• **Listed records**

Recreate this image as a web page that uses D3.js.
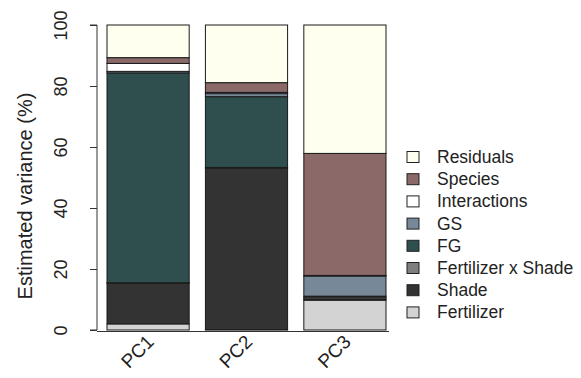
<!DOCTYPE html>
<html>
<head>
<meta charset="utf-8">
<script src="https://cdn.jsdelivr.net/npm/d3@7"></script>
<style>
  html, body { margin: 0; padding: 0; background: #fff; }
  svg { display: block; font-family: "Liberation Sans", Arial, sans-serif; }
</style>
</head>
<body>
<svg id="chart" width="581" height="378"></svg>
<script>
// Principal components on the x axis
const categories = ["PC1", "PC2", "PC3"];

// Variance components, stacked bottom to top (percent of each PC)
const components = ["Fertilizer", "Shade", "Fertilizer x Shade", "FG", "GS", "Interactions", "Species", "Residuals"];
const fertilizer   = [2.0, 0.1, 9.8];
const shade        = [13.3, 52.9, 0.4];
const fertShade    = [0.2, 0.3, 0.6];
const fg           = [68.8, 23.2, 0.3];
const gs           = [0.5, 1.0, 6.6];
const interactions = [2.6, 0.4, 0.2];
const species      = [1.9, 3.2, 40.0];
const residuals    = [10.7, 18.9, 42.1];

const yTicks = [0, 20, 40, 60, 80, 100];

const colors = {
  "Fertilizer": "#d3d3d3",
  "Shade": "#333333",
  "Fertilizer x Shade": "#7f7f7f",
  "FG": "#2f4f4f",
  "GS": "#778899",
  "Interactions": "#ffffff",
  "Species": "#8b6969",
  "Residuals": "#fffff0"
};

const seriesValues = {
  "Fertilizer": fertilizer,
  "Shade": shade,
  "Fertilizer x Shade": fertShade,
  "FG": fg,
  "GS": gs,
  "Interactions": interactions,
  "Species": species,
  "Residuals": residuals
};

const rows = categories.map((c, i) => {
  const r = { pc: c };
  components.forEach(k => { r[k] = seriesValues[k][i]; });
  return r;
});

const svg = d3.select("#chart");

const x = d3.scaleBand().domain(categories).range([107, 386]).paddingInner(0.165).paddingOuter(0);
const y = d3.scaleLinear().domain([0, 100]).range([330, 25]);

const stacked = d3.stack().keys(components)(rows);

// Stacked bars
svg.append("g").selectAll("g")
  .data(stacked)
  .join("g")
  .attr("fill", d => colors[d.key])
  .selectAll("rect")
  .data(d => d)
  .join("rect")
  .attr("x", d => x(d.data.pc))
  .attr("width", x.bandwidth())
  .attr("y", d => y(d[1]))
  .attr("height", d => y(d[0]) - y(d[1]))
  .attr("stroke", "#1a1a1a")
  .attr("stroke-width", 1);

// Y axis
const yAxis = svg.append("g")
  .attr("transform", "translate(97,0)")
  .call(d3.axisLeft(y).tickValues(yTicks).tickSize(7).tickPadding(0).tickFormat(d3.format("d")));
yAxis.select(".domain").attr("stroke", "#333").attr("d", `M-7,${y(0)}H0V${y(100)}H-7`);
yAxis.selectAll(".tick line").attr("stroke", "#333");
yAxis.selectAll(".tick text")
  .attr("x", 0).attr("dy", 0)
  .attr("transform", "translate(-30,0) rotate(-90)")
  .attr("text-anchor", "middle")
  .attr("font-size", 18)
  .attr("font-family", "Liberation Sans, Arial, sans-serif")
  .attr("fill", "#222");

// Baseline under the bars
svg.append("line")
  .attr("x1", 97).attr("x2", 389)
  .attr("y1", y(0) + 1.5).attr("y2", y(0) + 1.5)
  .attr("stroke", "#333").attr("stroke-width", 1);

// Y axis title
svg.append("text")
  .attr("transform", `translate(32,196) rotate(-90)`)
  .attr("text-anchor", "middle")
  .attr("font-size", 20)
  .attr("fill", "#222")
  .text("Estimated variance (%)");

// Category labels, slanted
svg.append("g").selectAll("text")
  .data(categories)
  .join("text")
  .attr("transform", d => `translate(${x(d) + x.bandwidth() / 2 + 7},${343}) rotate(-45)`)
  .attr("text-anchor", "end")
  .attr("font-size", 19)
  .attr("fill", "#222")
  .text(d => d);

// Legend
const legendKeys = components.slice().reverse();
const legend = svg.append("g").selectAll("g")
  .data(legendKeys)
  .join("g")
  .attr("transform", (d, i) => `translate(407,${157 + i * 22.2})`);
legend.append("rect")
  .attr("x", 0).attr("y", -5.5)
  .attr("width", 12).attr("height", 11)
  .attr("fill", d => colors[d])
  .attr("stroke", "#222").attr("stroke-width", 1);
legend.append("text")
  .attr("x", 30).attr("y", 6)
  .attr("font-size", 17.5)
  .attr("fill", "#222")
  .text(d => d);
</script>
</body>
</html>
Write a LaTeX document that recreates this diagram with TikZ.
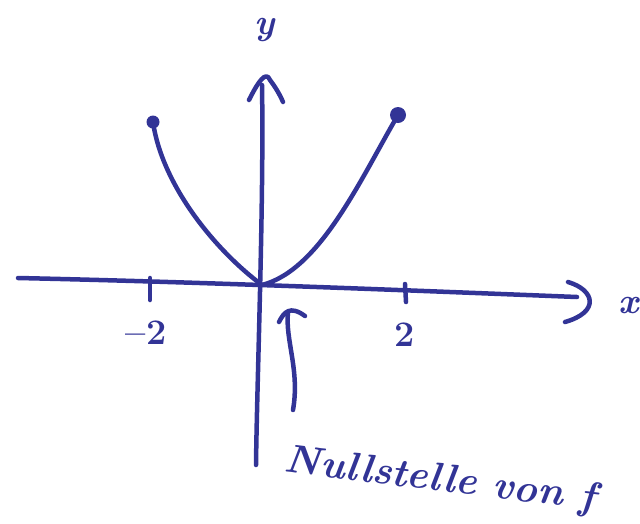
\documentclass[tikz,border=0pt]{standalone}
\usepackage{fix-cm}
\usetikzlibrary{arrows.meta}
\definecolor{ink}{RGB}{50,52,150}
\begin{document}
\begin{tikzpicture}[x=1pt,y=-1pt,
  pen/.style={draw=ink,line width=4.5pt,line cap=round,line join=round},
  lbl/.style={text=ink,inner sep=0pt,font=\fontsize{36}{40}\selectfont}]
\useasboundingbox (0,0) rectangle (640,523);
% axes
\coordinate (xs) at (18,278);
\coordinate (xe) at (577,297);
\coordinate (ys) at (256,465);
\coordinate (ye) at (262,85);
\draw[pen] (xs) .. controls (200,282) and (400,290) .. (xe);
\draw[pen] (568,282) .. controls (595,290) and (600,312) .. (565,322);
\draw[pen] (ys) .. controls (257,380) and (264,200) .. (ye);
\draw[pen] (249,100) .. controls (258,82) and (266,70) .. (270,80) .. controls (276,88) and (280,95) .. (283,102);
% ticks
\draw[pen] (150,278) -- (150,300);
\draw[pen] (405,284) -- (406,302);
% parabola
\coordinate (o) at (262,285);
\coordinate (pl) at (153,122);
\coordinate (pr) at (398,115);
\draw[pen] (pl) .. controls (162,185) and (215,250) .. (o) .. controls (320,270) and (360,180) .. (pr);
\fill[ink] (pl) circle (6.5);
\fill[ink] (pr) circle (8);
% labels
\node[lbl] (ylab) at (265,30) {\bfseries\itshape y};
\node[lbl,anchor=west] (xlab) at (618,306) {\bfseries\itshape x};
\node[lbl] (m2) at (146,333) {\bfseries\textendash2};
\node[lbl] (p2) at (405,335) {\bfseries 2};
% annotation
\node[lbl,rotate=-7,anchor=west,font=\fontsize{40}{44}\selectfont\bfseries\itshape] (txt) at (285,462) {Nullstelle von f};
\coordinate (arrs) at (293,410);
\draw[pen] (arrs) .. controls (300,370) and (285,340) .. (288,312);
\draw[pen] (279,322) .. controls (284,312) and (290,305) .. (305,316);
\end{tikzpicture}
\end{document}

• **Work required**
Beginning with the line with "Write a LaTeX", repeat the entries above exactly, up to and including the last line, leaving out pictures.

• **Complete answer**
Write a LaTeX document that recreates this diagram with TikZ.
\documentclass[tikz,border=0pt]{standalone}
\usepackage{fix-cm}
\usetikzlibrary{arrows.meta}
\definecolor{ink}{RGB}{50,52,150}
\begin{document}
\begin{tikzpicture}[x=1pt,y=-1pt,
  pen/.style={draw=ink,line width=4.5pt,line cap=round,line join=round},
  lbl/.style={text=ink,inner sep=0pt,font=\fontsize{36}{40}\selectfont}]
\useasboundingbox (0,0) rectangle (640,523);
% axes
\coordinate (xs) at (18,278);
\coordinate (xe) at (577,297);
\coordinate (ys) at (256,465);
\coordinate (ye) at (262,85);
\draw[pen] (xs) .. controls (200,282) and (400,290) .. (xe);
\draw[pen] (568,282) .. controls (595,290) and (600,312) .. (565,322);
\draw[pen] (ys) .. controls (257,380) and (264,200) .. (ye);
\draw[pen] (249,100) .. controls (258,82) and (266,70) .. (270,80) .. controls (276,88) and (280,95) .. (283,102);
% ticks
\draw[pen] (150,278) -- (150,300);
\draw[pen] (405,284) -- (406,302);
% parabola
\coordinate (o) at (262,285);
\coordinate (pl) at (153,122);
\coordinate (pr) at (398,115);
\draw[pen] (pl) .. controls (162,185) and (215,250) .. (o) .. controls (320,270) and (360,180) .. (pr);
\fill[ink] (pl) circle (6.5);
\fill[ink] (pr) circle (8);
% labels
\node[lbl] (ylab) at (265,30) {\bfseries\itshape y};
\node[lbl,anchor=west] (xlab) at (618,306) {\bfseries\itshape x};
\node[lbl] (m2) at (146,333) {\bfseries\textendash2};
\node[lbl] (p2) at (405,335) {\bfseries 2};
% annotation
\node[lbl,rotate=-7,anchor=west,font=\fontsize{40}{44}\selectfont\bfseries\itshape] (txt) at (285,462) {Nullstelle von f};
\coordinate (arrs) at (293,410);
\draw[pen] (arrs) .. controls (300,370) and (285,340) .. (288,312);
\draw[pen] (279,322) .. controls (284,312) and (290,305) .. (305,316);
\end{tikzpicture}
\end{document}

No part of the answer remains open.